Love triangle, you ask? Oh no. This is a love pentagram powered by generational trauma, political coups, and spirit magic.
The worldbuilding is gloriously extra: Firstblood nobility, the Obsidian Order being awful on purpose, Lycans oppressed and furious, humans at the very bottom, and everyone drinking synthetic blood while pretending they’re civilized. Spoiler: they are not civilized. They are catastrophically hot and terrible at communication.
Highlights:
• The drama: Unsent letters, sleepwalking humiliation caught on magic “comm-orbs,” and at least three scenes where someone thinks “I’ll leave so I don’t burden them” and you want to throw the book at their head. Affectionately.

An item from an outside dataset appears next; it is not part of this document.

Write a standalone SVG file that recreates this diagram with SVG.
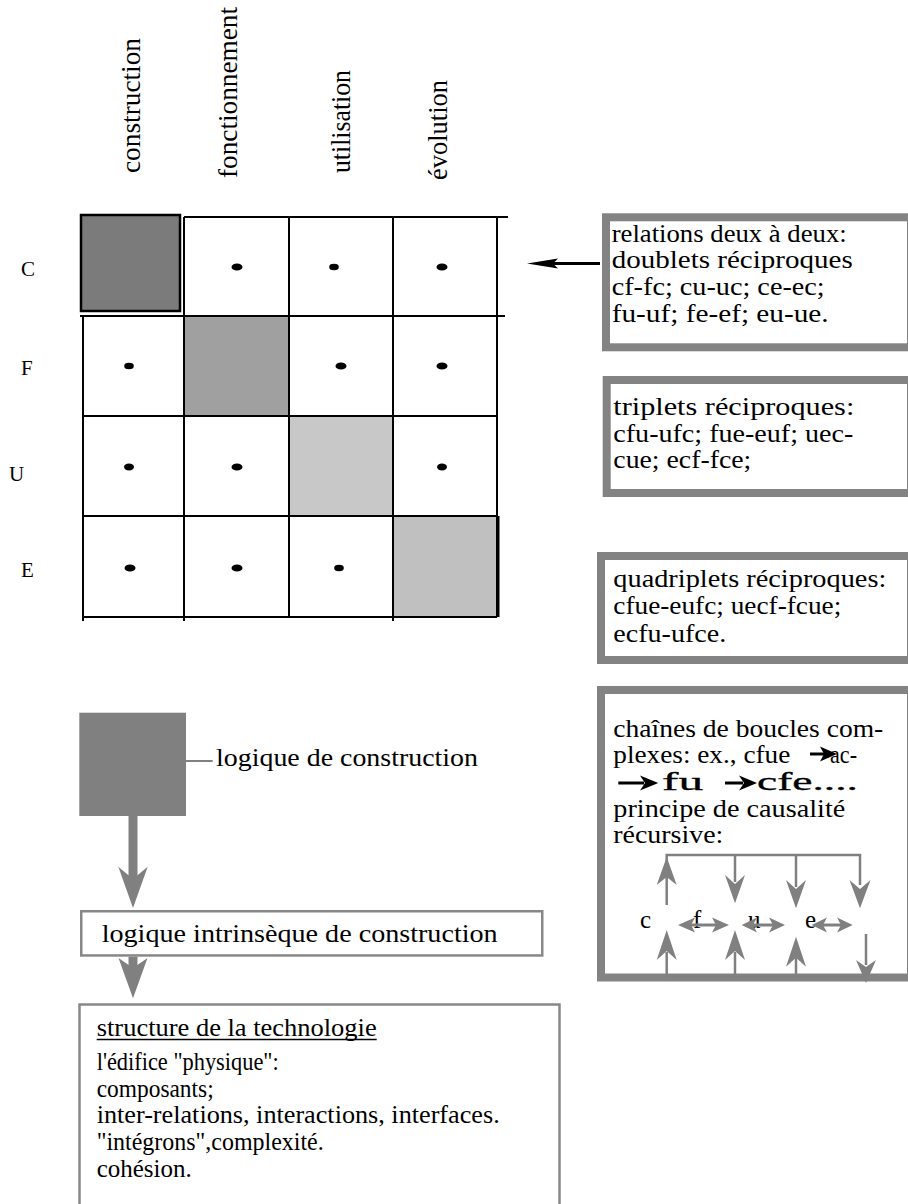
<svg xmlns="http://www.w3.org/2000/svg" width="908" height="1204" viewBox="0 0 908 1204">
<style>
.t{font-family:"Liberation Serif","Times New Roman",serif;font-size:25px;fill:#000}
.h{font-family:"Liberation Serif","Times New Roman",serif;font-size:28px;fill:#000}
.rl{font-family:"Liberation Serif","Times New Roman",serif;font-size:21px;fill:#000}
.big{font-family:"Liberation Serif","Times New Roman",serif;font-size:25px;fill:#000;stroke:#000;stroke-width:0.3}
.box{fill:#fff;stroke:#838383;stroke-width:8}
.tbox{fill:#fff;stroke:#888;stroke-width:2.5}
.grid{stroke:#000;stroke-width:2;fill:none}
.g{stroke:#808080;stroke-width:2.5;fill:none}
.gh{fill:#808080}
.k{stroke:#000;stroke-width:3;fill:none}
.kh{fill:#000}
.dot{fill:#000}
</style>
<rect width="908" height="1204" fill="#fff"/>

<g id="headers">
<text class="h" transform="translate(140,173) rotate(-90)" textLength="135" lengthAdjust="spacingAndGlyphs">construction</text>
<text class="h" transform="translate(237,178) rotate(-90)" textLength="171" lengthAdjust="spacingAndGlyphs">fonctionnement</text>
<text class="h" transform="translate(350,173) rotate(-90)" textLength="103" lengthAdjust="spacingAndGlyphs">utilisation</text>
<text class="h" transform="translate(447,180) rotate(-90)" textLength="100" lengthAdjust="spacingAndGlyphs">évolution</text>
</g>

<g id="row-labels">
<text class="rl" x="21" y="276">C</text>
<text class="rl" x="21" y="375">F</text>
<text class="rl" x="9" y="481">U</text>
<text class="rl" x="21" y="577">E</text>
</g>

<g id="matrix">
<rect x="184" y="316" width="105" height="100" fill="#a0a0a0"/>
<rect x="289" y="416" width="104" height="100" fill="#c8c8c8"/>
<rect x="393" y="516" width="104" height="101" fill="#c0c0c0"/>
<rect x="81" y="215" width="99" height="96" fill="#7b7b7b" stroke="#000" stroke-width="2.5"/>
<g class="grid">
<line x1="184" y1="217" x2="508" y2="217"/>
<line x1="80" y1="316" x2="505" y2="316"/>
<line x1="83" y1="416" x2="497" y2="416"/>
<line x1="83" y1="516" x2="497" y2="516"/>
<line x1="83" y1="617" x2="497" y2="617"/>
<line x1="83" y1="316" x2="83" y2="621"/>
<line x1="184" y1="217" x2="184" y2="621"/>
<line x1="289" y1="217" x2="289" y2="617"/>
<line x1="393" y1="217" x2="393" y2="621"/>
<line x1="497" y1="217" x2="497" y2="617"/>
<line x1="498.5" y1="516" x2="498.5" y2="617" stroke-width="2"/>
</g>
<g class="dot">
<ellipse cx="237" cy="267" rx="5.5" ry="3.6"/>
<ellipse cx="334" cy="267" rx="4.8" ry="3.3"/>
<ellipse cx="442" cy="267" rx="5.5" ry="3.6"/>
<ellipse cx="129" cy="366" rx="4.8" ry="3.3"/>
<ellipse cx="341" cy="366" rx="5.5" ry="3.6"/>
<ellipse cx="442" cy="366" rx="5.5" ry="3.6"/>
<ellipse cx="129" cy="467" rx="5" ry="3.4"/>
<ellipse cx="237" cy="467" rx="5.5" ry="3.6"/>
<ellipse cx="442" cy="467" rx="5" ry="3.4"/>
<ellipse cx="130" cy="568" rx="5.5" ry="3.6"/>
<ellipse cx="237" cy="568" rx="5.5" ry="3.6"/>
<ellipse cx="339" cy="568" rx="4.8" ry="3.3"/>
</g>
</g>

<g id="box-doublets">
<rect class="box" x="606" y="217.3" width="305" height="130"/>
<text class="t" x="611.7" y="241.7" textLength="235" lengthAdjust="spacingAndGlyphs">relations deux à deux:</text>
<text class="t" x="611.7" y="268" textLength="241" lengthAdjust="spacingAndGlyphs">doublets réciproques</text>
<text class="t" x="611.7" y="295" textLength="213" lengthAdjust="spacingAndGlyphs">cf-fc; cu-uc; ce-ec;</text>
<text class="t" x="611.7" y="321.7" textLength="217" lengthAdjust="spacingAndGlyphs">fu-uf; fe-ef; eu-ue.</text>
</g>

<g id="box-triplets">
<rect class="box" x="606.7" y="380" width="304.3" height="113"/>
<text class="t" x="613.3" y="415" textLength="241" lengthAdjust="spacingAndGlyphs">triplets réciproques:</text>
<text class="t" x="613.3" y="441.7" textLength="240" lengthAdjust="spacingAndGlyphs">cfu-ufc; fue-euf; uec-</text>
<text class="t" x="613.3" y="468" textLength="138" lengthAdjust="spacingAndGlyphs">cue; ecf-fce;</text>
</g>

<g id="box-quadriplets">
<rect class="box" x="601" y="556" width="310" height="104"/>
<text class="t" x="613.3" y="586.7" textLength="273" lengthAdjust="spacingAndGlyphs">quadriplets réciproques:</text>
<text class="t" x="613.3" y="614" textLength="228" lengthAdjust="spacingAndGlyphs">cfue-eufc; uecf-fcue;</text>
<text class="t" x="613.3" y="641.7" textLength="113" lengthAdjust="spacingAndGlyphs">ecfu-ufce.</text>
</g>

<g id="box-chaines">
<rect class="box" x="601" y="690" width="310" height="287.5"/>
<text class="t" x="613.3" y="736.7" textLength="270" lengthAdjust="spacingAndGlyphs">chaînes de boucles com-</text>
<text class="t" x="613.3" y="763" textLength="177" lengthAdjust="spacingAndGlyphs">plexes: ex., cfue</text>
<text class="t" x="830" y="763" textLength="27" lengthAdjust="spacingAndGlyphs">ac-</text>
<line class="k" x1="810" y1="754" x2="826" y2="754"/>
<polygon class="kh" points="837,754 820,746.5 824,754 820,761.5"/>
<line class="k" x1="618.3" y1="783" x2="644" y2="783"/>
<polygon class="kh" points="658.3,783 640,775.5 645,783 640,790.5"/>
<text class="big" x="662" y="790" textLength="41" lengthAdjust="spacingAndGlyphs">fu</text>
<line class="k" x1="725" y1="783" x2="743" y2="783"/>
<polygon class="kh" points="757,783 739,775.5 744,783 739,790.5"/>
<text class="big" x="757" y="790" textLength="101" lengthAdjust="spacingAndGlyphs">cfe....</text>
<text class="t" x="613.3" y="816.7" textLength="232" lengthAdjust="spacingAndGlyphs">principe de causalité</text>
<text class="t" x="613.3" y="843" textLength="110" lengthAdjust="spacingAndGlyphs">récursive:</text>
<g id="loop-diagram">
<text class="t" x="640" y="928">c</text>
<text class="t" x="693" y="928">f</text>
<text class="t" x="748" y="928">u</text>
<text class="t" x="805" y="928">e</text>
<g class="g">
<polyline points="666.7,905 666.7,855 860,855 860,885"/>
<line x1="735" y1="855" x2="735" y2="882"/>
<line x1="796" y1="855" x2="796" y2="887"/>
<polyline points="666.7,952 666.7,976.7 866.7,976.7"/>
<line x1="735" y1="976.7" x2="735" y2="952"/>
<line x1="796" y1="976.7" x2="796" y2="958"/>
<line x1="866" y1="934" x2="866" y2="965"/>
<line x1="688" y1="925" x2="719" y2="925" stroke-width="3"/>
<line x1="751" y1="925" x2="775" y2="925" stroke-width="3"/>
<line x1="821" y1="925" x2="843" y2="925" stroke-width="3"/>
</g>
<g class="gh">
<polygon points="666.7,857 656.7,885 666.7,877 676.7,885"/>
<polygon points="735,903.3 725,875 735,884 745,875"/>
<polygon points="796,908.3 786,880 796,889 806,880"/>
<polygon points="860,908.3 849.5,880 860,889 870.5,880"/>
<polygon points="666.7,930 656.7,960 666.7,951 676.7,960"/>
<polygon points="735,930 725,960 735,951 745,960"/>
<polygon points="796,936.7 786,966.7 796,957.7 806,966.7"/>
<polygon points="866,983 856,960 866,967 876,960"/>
<polygon points="678,925 695,917.5 691,925 695,932.5"/>
<polygon points="729,925 712,917.5 716,925 712,932.5"/>
<polygon points="741.7,925 757,917.5 753,925 757,932.5"/>
<polygon points="785,925 769,917.5 773,925 769,932.5"/>
<polygon points="811.7,925 827,917.5 823,925 827,932.5"/>
<polygon points="852.7,925 837,917.5 841,925 837,932.5"/>
</g>
</g>
</g>

<g id="node-logique-construction">
<rect x="79.3" y="712.7" width="106.7" height="103.3" fill="#808080"/>
<text class="t" x="216" y="765.7" textLength="262" lengthAdjust="spacingAndGlyphs">logique de construction</text>
</g>

<g id="node-logique-intrinseque">
<rect class="tbox" x="81.25" y="911.25" width="461" height="44.2"/>
<text class="t" x="101.7" y="941.7" textLength="396" lengthAdjust="spacingAndGlyphs">logique intrinsèque de construction</text>
</g>

<g id="node-structure">
<rect class="tbox" x="79.5" y="1004.5" width="480" height="215"/>
<text class="t" x="96.7" y="1036" textLength="280" lengthAdjust="spacingAndGlyphs">structure de la technologie</text>
<line x1="96.7" y1="1039.5" x2="376.7" y2="1039.5" stroke="#000" stroke-width="1.5"/>
<text class="t" x="96.7" y="1070" textLength="182" lengthAdjust="spacingAndGlyphs">l'édifice "physique":</text>
<text class="t" x="96.7" y="1096.7" textLength="117" lengthAdjust="spacingAndGlyphs">composants;</text>
<text class="t" x="96.7" y="1123.3" textLength="403" lengthAdjust="spacingAndGlyphs">inter-relations, interactions, interfaces.</text>
<text class="t" x="96.7" y="1150" textLength="227" lengthAdjust="spacingAndGlyphs">"intégrons",complexité.</text>
<text class="t" x="96.7" y="1176.7" textLength="95" lengthAdjust="spacingAndGlyphs">cohésion.</text>
</g>

<g id="connectors">
<line class="k" x1="600" y1="263.5" x2="552" y2="263.5"/>
<polygon class="kh" points="527,263.5 558,258.5 553,263.5 558,268.5"/>
<line x1="186" y1="761" x2="212.7" y2="761" stroke="#808080" stroke-width="2"/>
<line x1="133" y1="816" x2="133" y2="882" stroke="#808080" stroke-width="9"/>
<polygon class="gh" points="133,908 118.3,866.7 133,879 147.7,866.7"/>
<line x1="133" y1="956.7" x2="133" y2="970" stroke="#808080" stroke-width="9"/>
<polygon class="gh" points="133,998.3 118.5,958 133,968 147.5,958"/>
</g>
</svg>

• The romance: Melt-your-brain kisses, slow-burn years of pining, “touch her and die” energy, and sex scenes that are equal parts tender and, “Sir, this is a fantasy novel, not a structural stress test for a bedframe.”
• The politics: Councils, war councils, semi-divine omens everyone immediately misinterprets, and at least one coronation powered by “we’re calling this fate so we don’t have to admit we all made bad choices.”
Tone-wise, this book lives in the space between “I’d die for you” and “I’d kill for you” and frequently chooses “why not both?” People are always kneeling, swearing oaths, and making catastrophically intense declarations that had no business being that hot on a Tuesday.
Is it subtle? Absolutely not. This book is all-caps feelings, knife-to-the-throat intimacy, and “if you die, I die, and also the gods might get involved.” But it’s also about family, chosen and blood, trying very hard not to repeat the same cursed history, and asking whether power can exist without devouring love along the way.
If you like:
• Enemies-to-lovers-to-traumatized-allies
• Political fantasy where every treaty is one argument away from a duel
• Her: “I’ll save everyone.” Him: “I’ll save you.” Third guy: “I will absolutely help ruin your life emotionally.”
…then you’re probably the exact target audience.
Tentative rating: 4.5/5 “Dragovs don’t cower” speeches, rounded up because the angst-per-page ratio is truly elite.
Would 100% read the sequel, then lie down on the floor about it.